| Collected material |
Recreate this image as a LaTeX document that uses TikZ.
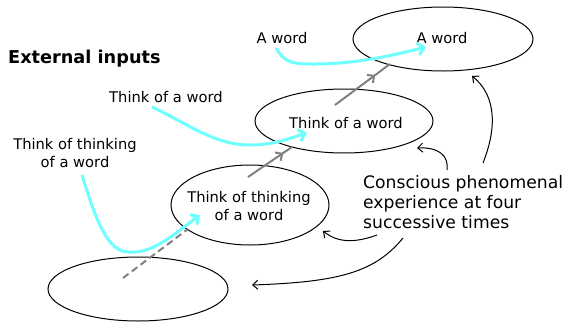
\documentclass[tikz,border=0pt]{standalone}
\usepackage{fontspec}
\setmainfont{DejaVu Sans}
\usetikzlibrary{shapes.geometric,arrows.meta,decorations.markings}
\definecolor{incyan}{RGB}{110,255,255}
\definecolor{flowgray}{RGB}{128,128,128}
\begin{document}
\begin{tikzpicture}[x=1pt,y=-1pt,
  state/.style={ellipse,draw,line width=1pt,inner sep=0pt},
  lbl/.style={font=\fontsize{14.7}{18}\selectfont,inner sep=0pt,align=center},
  inflow/.style={draw=incyan,line width=3pt,-{Straight Barb[length=6pt,width=12pt]}},
  dashflow/.style={draw=flowgray,line width=2pt,dash pattern=on 7pt off 4pt},
  midflow/.style={draw=flowgray,line width=2pt,postaction={decorate},
    decoration={markings,mark=at position #1 with {\arrow{Straight Barb[length=5pt,width=10pt]}}}},
  pointer/.style={draw=black,line width=1pt,-{Straight Barb[length=5pt,width=9pt]}}
]
\useasboundingbox (0,0) rectangle (566,322);

% states
\node[state,minimum width=180pt,minimum height=64pt] (e4) at (443,39) {};
\node[state,minimum width=178pt,minimum height=64pt] (e3) at (344,121) {};
\node[state,minimum width=158pt,minimum height=80pt] (e2) at (250,205) {};
\node[state,minimum width=180pt,minimum height=64pt] (e1) at (138,289) {};

\node[lbl,anchor=base] (t4) at (442,43) {A word};
\node[lbl,anchor=base] (t3) at (346,128) {Think of a word};
\node[lbl,anchor=base] (t2) at (249,220) {Think of thinking\\of a word};

% external inputs
\node[font=\fontsize{17.7}{21}\selectfont\bfseries,inner sep=0pt,anchor=base west] (hdr) at (8,63) {External inputs};
\node[lbl,anchor=base] (in4) at (282,43) {A word};
\node[lbl,anchor=base] (in3) at (166,102) {Think of a word};
\node[lbl,anchor=base] (in2) at (75,167) {Think of thinking\\of a word};

\node[font=\fontsize{17.2}{20}\selectfont,inner sep=0pt,align=left,anchor=base west] (note) at (363,228) {Conscious phenomenal\\experience at four\\successive times};

% coordinates
\coordinate (c1s) at (276,48); \coordinate (c1e) at (426,47);
\coordinate (c2s) at (152,107); \coordinate (c2e) at (307,133);
\coordinate (c3s) at (82,175); \coordinate (c3e) at (200,215);
\coordinate (g1s) at (123,278); \coordinate (g1e) at (188,229);
\coordinate (g2s) at (248,177); \coordinate (g2e) at (292,147);
\coordinate (g3s) at (335,105); \coordinate (g3e) at (390,64);
\coordinate (b4s) at (483,163); \coordinate (b4e) at (472,76);
\coordinate (b3s) at (447,170); \coordinate (b3e) at (417,148);
\coordinate (b2s) at (377,235); \coordinate (b2e) at (323,231);
\coordinate (b1s) at (403,238); \coordinate (b1e) at (252,285);

% cyan input arrows
\draw[inflow] (c1s) .. controls (285,64) and (295,64) .. (315,64) .. controls (355,64) and (390,56) .. (c1e);
\draw[inflow] (c2s) .. controls (190,125) and (215,145) .. (250,145) .. controls (275,145) and (290,138) .. (c2e);
\draw[inflow] (c3s) .. controls (90,200) and (102,244) .. (122,251) .. controls (150,258) and (175,233) .. (c3e);

% gray transitions
\draw[dashflow] (g1s) -- (g1e);
\draw[midflow=0.8] (g2s) -- (g2e);
\draw[midflow=0.73] (g3s) -- (g3e);

% black pointers
\draw[pointer] (b4s) .. controls (500,120) and (492,92) .. (b4e);
\draw[pointer] (b3s) .. controls (449,155) and (438,147) .. (b3e);
\draw[pointer] (b2s) .. controls (355,243) and (338,243) .. (b2e);
\draw[pointer] (b1s) .. controls (375,272) and (340,282) .. (b1e);
\end{tikzpicture}
\end{document}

| What you have to do |
Output all of the data exactly as it stands, minus any images.

| Result below |
Recreate this image as a LaTeX document that uses TikZ.
\documentclass[tikz,border=0pt]{standalone}
\usepackage{fontspec}
\setmainfont{DejaVu Sans}
\usetikzlibrary{shapes.geometric,arrows.meta,decorations.markings}
\definecolor{incyan}{RGB}{110,255,255}
\definecolor{flowgray}{RGB}{128,128,128}
\begin{document}
\begin{tikzpicture}[x=1pt,y=-1pt,
  state/.style={ellipse,draw,line width=1pt,inner sep=0pt},
  lbl/.style={font=\fontsize{14.7}{18}\selectfont,inner sep=0pt,align=center},
  inflow/.style={draw=incyan,line width=3pt,-{Straight Barb[length=6pt,width=12pt]}},
  dashflow/.style={draw=flowgray,line width=2pt,dash pattern=on 7pt off 4pt},
  midflow/.style={draw=flowgray,line width=2pt,postaction={decorate},
    decoration={markings,mark=at position #1 with {\arrow{Straight Barb[length=5pt,width=10pt]}}}},
  pointer/.style={draw=black,line width=1pt,-{Straight Barb[length=5pt,width=9pt]}}
]
\useasboundingbox (0,0) rectangle (566,322);

% states
\node[state,minimum width=180pt,minimum height=64pt] (e4) at (443,39) {};
\node[state,minimum width=178pt,minimum height=64pt] (e3) at (344,121) {};
\node[state,minimum width=158pt,minimum height=80pt] (e2) at (250,205) {};
\node[state,minimum width=180pt,minimum height=64pt] (e1) at (138,289) {};

\node[lbl,anchor=base] (t4) at (442,43) {A word};
\node[lbl,anchor=base] (t3) at (346,128) {Think of a word};
\node[lbl,anchor=base] (t2) at (249,220) {Think of thinking\\of a word};

% external inputs
\node[font=\fontsize{17.7}{21}\selectfont\bfseries,inner sep=0pt,anchor=base west] (hdr) at (8,63) {External inputs};
\node[lbl,anchor=base] (in4) at (282,43) {A word};
\node[lbl,anchor=base] (in3) at (166,102) {Think of a word};
\node[lbl,anchor=base] (in2) at (75,167) {Think of thinking\\of a word};

\node[font=\fontsize{17.2}{20}\selectfont,inner sep=0pt,align=left,anchor=base west] (note) at (363,228) {Conscious phenomenal\\experience at four\\successive times};

% coordinates
\coordinate (c1s) at (276,48); \coordinate (c1e) at (426,47);
\coordinate (c2s) at (152,107); \coordinate (c2e) at (307,133);
\coordinate (c3s) at (82,175); \coordinate (c3e) at (200,215);
\coordinate (g1s) at (123,278); \coordinate (g1e) at (188,229);
\coordinate (g2s) at (248,177); \coordinate (g2e) at (292,147);
\coordinate (g3s) at (335,105); \coordinate (g3e) at (390,64);
\coordinate (b4s) at (483,163); \coordinate (b4e) at (472,76);
\coordinate (b3s) at (447,170); \coordinate (b3e) at (417,148);
\coordinate (b2s) at (377,235); \coordinate (b2e) at (323,231);
\coordinate (b1s) at (403,238); \coordinate (b1e) at (252,285);

% cyan input arrows
\draw[inflow] (c1s) .. controls (285,64) and (295,64) .. (315,64) .. controls (355,64) and (390,56) .. (c1e);
\draw[inflow] (c2s) .. controls (190,125) and (215,145) .. (250,145) .. controls (275,145) and (290,138) .. (c2e);
\draw[inflow] (c3s) .. controls (90,200) and (102,244) .. (122,251) .. controls (150,258) and (175,233) .. (c3e);

% gray transitions
\draw[dashflow] (g1s) -- (g1e);
\draw[midflow=0.8] (g2s) -- (g2e);
\draw[midflow=0.73] (g3s) -- (g3e);

% black pointers
\draw[pointer] (b4s) .. controls (500,120) and (492,92) .. (b4e);
\draw[pointer] (b3s) .. controls (449,155) and (438,147) .. (b3e);
\draw[pointer] (b2s) .. controls (355,243) and (338,243) .. (b2e);
\draw[pointer] (b1s) .. controls (375,272) and (340,282) .. (b1e);
\end{tikzpicture}
\end{document}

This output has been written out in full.